Can you believe people once thought radio waves couldn’t travel more than half a mile? Now we know that the first radio transmission in 1900 is still traveling in space. Did you know that radio astronomers can now “hear” radio waves from the first stars that formed after the Big Bang? And one day, aliens in a faraway universe might hear popular radio shows from the Golden Age of Radio like The Guiding Light, The Lone Ranger and The Ed Sullivan Show. What will our cosmic friends think of our soap operas, dramas, adventure thrillers, and sports obsessions?

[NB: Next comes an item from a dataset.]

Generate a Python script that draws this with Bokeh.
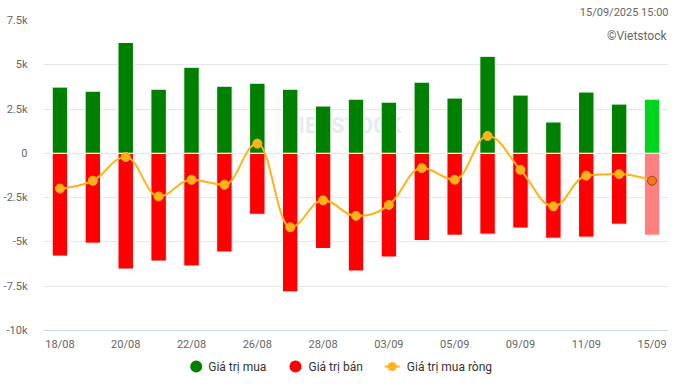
import numpy as np
from bokeh.plotting import figure
from bokeh.layouts import column
from bokeh.core.properties import value
from bokeh.models import (Range1d, FixedTicker, Label, ColumnDataSource, Title)
from bokeh.embed import file_html
from bokeh.resources import INLINE

# ---------------- data ----------------
dates = ["18/08", "19/08", "20/08", "21/08", "22/08", "25/08", "26/08", "27/08",
         "28/08", "29/08", "03/09", "04/09", "05/09", "08/09", "09/09", "10/09",
         "11/09", "12/09", "15/09"]
buy = [3740, 3510, 6260, 3620, 4860, 3790, 3960, 3620, 2670, 3060, 2890, 4020,
       3120, 5480, 3290, 1770, 3460, 2780, 3060]
sell = [-5800, -5070, -6530, -6080, -6360, -5570, -3440, -7820, -5370, -6640,
        -5850, -4920, -4620, -4560, -4220, -4790, -4730, -4000, -4620]
net = [-1990, -1545, -200, -2430, -1490, -1770, 550, -4170, -2650, -3530,
       -2910, -830, -1490, 980, -930, -2990, -1260, -1170, -1545]
y_ticks = [-10000, -7500, -5000, -2500, 0, 2500, 5000, 7500]
y_tick_labels = ["-10k", "-7.5k", "-5k", "-2.5k", "0", "2.5k", "5k", "7.5k"]
x_tick_step = 2
timestamp = "15/09/2025 15:00"
credit = "©Vietstock"
series_names = ["Giá trị mua", "Giá trị bán", "Giá trị mua ròng"]

FONT = "Roboto"
W = 668
n = len(dates)
xs = list(range(n))

# ---------------- main figure ----------------
p = figure(width=W, height=353, output_backend="svg", toolbar_location=None,
           x_range=Range1d(-0.5, n - 0.5), y_range=Range1d(y_ticks[0], y_ticks[-1]),
           min_border_top=20, min_border_right=0, min_border_left=0,
           min_border_bottom=21)
p.outline_line_color = None
p.background_fill_color = "white"
p.border_fill_color = "white"

# timestamp as a right-aligned title
p.title = Title(text=timestamp, align="right", text_font=FONT,
                text_font_size="11px", text_color="#666666",
                text_font_style="normal", standoff=3, offset=0)

# axes
p.yaxis.ticker = FixedTicker(ticks=y_ticks)
p.yaxis.major_label_overrides = {t: l for t, l in zip(y_ticks, y_tick_labels)}
p.yaxis.axis_line_color = None
p.yaxis.major_tick_line_color = None
p.yaxis.minor_tick_line_color = None
p.yaxis.major_label_standoff = 10
p.yaxis.major_label_text_font = FONT
p.yaxis.major_label_text_font_size = "11px"
p.yaxis.major_label_text_color = "#666666"

x_ticks = xs[::x_tick_step]
p.xaxis.ticker = FixedTicker(ticks=x_ticks)
p.xaxis.major_label_overrides = {t: dates[t] for t in x_ticks}
p.xaxis.axis_line_color = "#ccd6eb"
p.xaxis.major_tick_line_color = None
p.xaxis.minor_tick_line_color = None
p.xaxis.major_tick_out = 0
p.xaxis.major_label_standoff = 7
p.xaxis.major_label_text_font = FONT
p.xaxis.major_label_text_font_size = "11px"
p.xaxis.major_label_text_color = "#666666"

p.xgrid.grid_line_color = None
p.ygrid.grid_line_color = "#e6e6e6"

# faint watermark behind the bars
wm = Label(x=8.6, y=1600, text="VIETSTOCK", text_font=FONT, text_font_size="22px",
           text_color="#dce6f0", text_alpha=0.8, text_align="center",
           text_baseline="middle", text_font_style="bold", level="underlay")
p.add_layout(wm, "center")

# bars
GREEN, RED = "#008000", "#ff0000"
buy_colors = [GREEN] * (n - 1) + ["#00d420"]
sell_colors = [RED] * (n - 1) + ["#ff8080"]
src = ColumnDataSource(dict(x=xs, buy=buy, sell=sell, bc=buy_colors, sc=sell_colors))
p.vbar(x="x", top="buy", bottom=0, width=0.47, fill_color="bc",
       line_color="white", line_width=1, source=src)
p.vbar(x="x", top=0, bottom="sell", width=0.47, fill_color="sc",
       line_color="white", line_width=1, source=src)


# spline (Highcharts-like smoothing of the net series)
def spline_controls(px_list, py_list, smoothing=1.5):
    m = len(px_list)
    left = [(px_list[i], py_list[i]) for i in range(m)]
    right = [(px_list[i], py_list[i]) for i in range(m)]
    d = smoothing + 1
    for i in range(1, m - 1):
        px, py = px_list[i], py_list[i]
        lx, ly = px_list[i - 1], py_list[i - 1]
        nx, ny = px_list[i + 1], py_list[i + 1]
        lcx = (smoothing * px + lx) / d
        lcy = (smoothing * py + ly) / d
        rcx = (smoothing * px + nx) / d
        rcy = (smoothing * py + ny) / d
        corr = 0
        if rcx != lcx:
            corr = (rcy - lcy) * (rcx - px) / (rcx - lcx) + py - rcy
        lcy += corr
        rcy += corr
        if lcy > ly and lcy > py:
            lcy = max(ly, py); rcy = 2 * py - lcy
        elif lcy < ly and lcy < py:
            lcy = min(ly, py); rcy = 2 * py - lcy
        if rcy > ny and rcy > py:
            rcy = max(ny, py); lcy = 2 * py - rcy
        elif rcy < ny and rcy < py:
            rcy = min(ny, py); lcy = 2 * py - rcy
        left[i] = (lcx, lcy)
        right[i] = (rcx, rcy)
    return left, right


left, right = spline_controls(xs, net)
bz = dict(x0=xs[:-1], y0=net[:-1], x1=xs[1:], y1=net[1:],
          cx0=[right[i][0] for i in range(n - 1)], cy0=[right[i][1] for i in range(n - 1)],
          cx1=[left[i + 1][0] for i in range(n - 1)], cy1=[left[i + 1][1] for i in range(n - 1)])
LINE_C = "#ffb319"
p.bezier(x0="x0", y0="y0", x1="x1", y1="y1", cx0="cx0", cy0="cy0", cx1="cx1",
         cy1="cy1", source=ColumnDataSource(bz), line_color=LINE_C, line_width=2)

pt_fill = [LINE_C] * (n - 1) + ["#f07a18"]
pt_line = [LINE_C] * (n - 1) + ["#9a4c12"]
p.scatter(x="x", y="net", size=9, fill_color="fc", line_color="lc", line_width=1,
          source=ColumnDataSource(dict(x=xs, net=net, fc=pt_fill, lc=pt_line)))

# credit text
p.add_layout(Label(x=n - 0.56, y=6650, text=credit, text_font=FONT,
                   text_font_size="12px", text_color="#666666",
                   text_align="right", text_baseline="middle"), "center")

# ---------------- legend strip (separate small figure, pixel coordinates) ----------------
# the column layout aligns this strip's frame with the main frame (starts ~44.7px in)
LH = 21
FRAME_LEFT = 44.7
lf = figure(width=W, height=LH, output_backend="svg", toolbar_location=None,
            x_range=Range1d(FRAME_LEFT, W), y_range=Range1d(0, LH),
            min_border=0, x_axis_type=None, y_axis_type=None)
lf.outline_line_color = None
lf.xgrid.grid_line_color = None
lf.ygrid.grid_line_color = None
lf.background_fill_color = "white"
lf.border_fill_color = "white"

yc = 8
lf.scatter(x=[197, 296], y=[yc, yc], size=12, fill_color=[GREEN, RED], line_color=None)
lf.line(x=[385, 400], y=[yc, yc], line_color=LINE_C, line_width=2)
lf.scatter(x=[392.5], y=[yc], size=8, fill_color=LINE_C, line_color=LINE_C)
lf.text(x=[209, 309, 407], y=[yc] * 3, text=series_names, text_font=value(FONT),
        text_font_size="12px", text_color="#333333", text_baseline="middle",
        text_align="left")

layout = column(p, lf, spacing=0)
open("out.html", "w").write(file_html(layout, INLINE))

During the 1930s, radio ownership more than doubled. Today, there are 44,000 radio stations in the U.S., and 65 million millennials listen to the radio regularly. More than 240 million people 12 and older listen to the radio in the United States at least once a week. That’s 9 out of 10 Americans.

There is much debate about whether it was American inventor Nikola Tesla or Italian inventor Guglielmo Marconi who created the radio. While Tesla may sound cooler –– ask Elon Musk, who named his wildly successful electric car company after him –– scientists say Marconi wins this round. The inventor received the patent rights for “radio” and won the Nobel Prize in Physics in 1909.

Both inventors contributed greatly to radio even though they worked simultaneously and without consulting each other, but controversy arose when the U.S. Supreme Court ruled in 1943 that Marconi’s radio patents were invalid and awarded the patents for radio to Tesla. Regardless of who’s behind radio, we all reap the benefits today.